There is a balance certainly between having a cinematic narrative experience with limited pathways versus a systems driven choose-anything-under-the-sun and see where it goes - in the Cyberpunk 2077 version of things you get a smoother narrative and it's easier to have high quality VA outcomes. In the BG3 version of things it's much easier to run into "clunky" outcomes or just break the game entirely if you get too weird in your choices.
That's oft kinda the point... some may perceive "weird" things happening like bugs. For others (like me) or the devs of such games, it's a gift from heaven if it hits. In Ultima 9 for instance, players built bridges over water with items that could swim and thus got to places they otherwise couldn't access (yet).
https://www.it-he.org/u9_otwab.php In BG3's EA, I threw a bunch of skeletons about to rise when you pull a lever into a nearby firetrap, problem solved. There was also that story in Skyrim where people put buckets over people's heads, thus blocking their simulated "line of sight" and then they robbed them, er, blind.

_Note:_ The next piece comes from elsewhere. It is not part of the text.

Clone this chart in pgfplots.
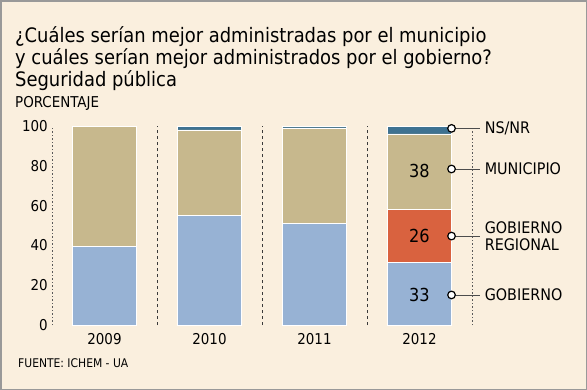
\documentclass[border=0pt]{standalone}
\usepackage{pgfplots}
\pgfplotsset{compat=1.18}
\usepackage{fontspec}
\setmainfont{DejaVu Sans Condensed}
\definecolor{bg}{HTML}{FAEFDE}
\definecolor{gob}{HTML}{97B2D4}
\definecolor{reg}{HTML}{D9623F}
\definecolor{mun}{HTML}{C7B88D}
\definecolor{ns}{HTML}{3E7291}
\definecolor{sep}{HTML}{3A3A3A}
\begin{document}
\begin{tikzpicture}
\fill[bg] (0bp,0bp) rectangle (587bp,-390bp);
\draw[gray!80, line width=1.5bp] (0.75bp,-0.75bp) rectangle (586.25bp,-389.25bp);
\node[anchor=base west, font=\fontsize{20}{22}\selectfont, inner sep=0] at (15bp,-42bp) {¿Cuáles serían mejor administradas por el municipio};
\node[anchor=base west, font=\fontsize{20}{22}\selectfont, inner sep=0] at (15bp,-64bp) {y cuáles serían mejor administrados por el gobierno?};
\node[anchor=base west, font=\fontsize{20}{22}\selectfont, inner sep=0] at (15bp,-86bp) {Seguridad pública};
\node[anchor=base west, font=\fontsize{15}{17}\selectfont, inner sep=0] at (15bp,-107bp) {PORCENTAJE};
\node[anchor=base west, font=\fontsize{12}{14}\selectfont, inner sep=0] at (18bp,-367bp) {FUENTE: ICHEM - UA};
\begin{axis}[
  at={(52bp,-325bp)}, anchor=south west,
  scale only axis, width=420bp, height=199bp,
  xmin=-0.5, xmax=3.5, ymin=0, ymax=100,
  ybar stacked, bar width=64bp,
  axis line style={draw=none}, tick style={draw=none},
  xtick={0,1,2,3}, xticklabels={2009,2010,2011,2012},
  ytick={0,20,40,60,80,100},
  tick label style={font=\fontsize{15}{17}\selectfont},
  /pgf/number format/assume math mode=true,
  yticklabel style={anchor=east, inner sep=0pt, xshift=-4bp},
  xticklabel style={anchor=north, inner sep=0pt, yshift=-8bp},
  clip=false,
]
\addplot[fill=gob, draw=white, line width=0.5pt] coordinates {(0,39.5) (1,55) (2,51) (3,31.5)};
\addplot[fill=reg, draw=white, line width=0.5pt] coordinates {(0,0) (1,0) (2,0) (3,26.5)};
\addplot[fill=mun, draw=white, line width=0.5pt] coordinates {(0,60.5) (1,43) (2,48) (3,38)};
\addplot[fill=ns, draw=white, line width=0.5pt] coordinates {(0,0) (1,2) (2,1) (3,4)};
\end{axis}
\begin{axis}[
  at={(52bp,-325bp)}, anchor=south west,
  scale only axis, width=420bp, height=199bp,
  xmin=-0.5, xmax=3.5, ymin=0, ymax=100,
  hide axis, clip=false,
]
\addplot[gray!70!black, dash pattern=on 1.5bp off 2bp, line width=0.8bp] coordinates {(-0.5,0) (-0.5,100)};
\addplot[sep, dash pattern=on 3bp off 3bp, line width=0.8bp] coordinates {(0.5,0) (0.5,100)};
\addplot[sep, dash pattern=on 3bp off 3bp, line width=0.8bp] coordinates {(1.5,0) (1.5,100)};
\addplot[sep, dash pattern=on 3bp off 3bp, line width=0.8bp] coordinates {(2.5,0) (2.5,100)};
\addplot[gray!70!black, dash pattern=on 1.5bp off 2bp, line width=0.8bp] coordinates {(3.5,0) (3.5,100)};
\addplot[black!70, line width=0.8bp] coordinates {(3.305,98.8) (3.58,98.8)};
\addplot[black!70, line width=0.8bp] coordinates {(3.305,78.4) (3.58,78.4)};
\addplot[black!70, line width=0.8bp] coordinates {(3.305,44.7) (3.58,44.7)};
\addplot[black!70, line width=0.8bp] coordinates {(3.305,15.1) (3.58,15.1)};
\addplot[only marks, mark=*, mark size=3.8bp, mark options={fill=white, draw=black, line width=1.2bp}]
  coordinates {(3.305,98.8) (3.305,78.4) (3.305,44.7) (3.305,15.1)};
\node[anchor=west, inner sep=0, font=\fontsize{16}{17}\selectfont] at (axis cs:3.62,98.8) {NS/NR};
\node[anchor=west, inner sep=0, font=\fontsize{16}{17}\selectfont] at (axis cs:3.62,78.4) {MUNICIPIO};
\node[anchor=west, inner sep=0, align=left, font=\fontsize{16}{17}\selectfont] at (axis cs:3.62,44.7) {GOBIERNO\\REGIONAL};
\node[anchor=west, inner sep=0, font=\fontsize{16}{17}\selectfont] at (axis cs:3.62,15.1) {GOBIERNO};
\node[font=\fontsize{18}{20}\selectfont] at (axis cs:3,77.5) {38};
\node[font=\fontsize{18}{20}\selectfont] at (axis cs:3,44.7) {26};
\node[font=\fontsize{18}{20}\selectfont] at (axis cs:3,15.1) {33};
\end{axis}
\end{tikzpicture}
\end{document}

About extremes: The Thief reboot didn't even let you jump wherever you wished. It also restricted where you could use rope arrows by making every action contextual; e.g. the rope arrow could only be shot in the few places of the levels where the UI said: "Here you can shoot a rope arrow now and climb that." They did this all because unlike the original Thiefs, they went for a cinematic experience. Levels were also far more linear to begin with. This was all done to ensure you would pass the checkpoints in the levels where cutscenes would advance the story because if you would miss them, nothing would happen. On the occasion, the cutscene style of storytelling even demanded YOU GET CAUGHT EVEN IF NOBODY SPOTTED YOU IN THE LEVEL BEFOREHAND. In doing so, they were developing fundamentally different games than the originals from the go... which was part of the reason why the fans of the original games rather went with say, Dishonored instead.
Bit OT though.

That said, when I did the skeleton thingie in BG3's EA, throwing them into that firetrap before they rose... There is actually a scripted cutscene showing them rising each time you pull that lever. The cutscene, being a scripted thing after all (it's just a prebaked 3D movie, as cutscenes all are), showed the skeletons still rising in the place I had them removed from. That was only the cutscene, naturally. In the actual "gameplay", they rose in the firetrap and were dead. Larian's design, in particular for BG3, could be considered as a weird clash of going all-out cinematic and systems driven design... and this shows if you can "break" cutscenes that way. The devs of Thief, for instance, never had any traditional cutscenes in the gameplay happen, only in between missions. However, as Larian have argued, they went "cinematic" in a bet to attract a wider audience. And it seems to have paid off here.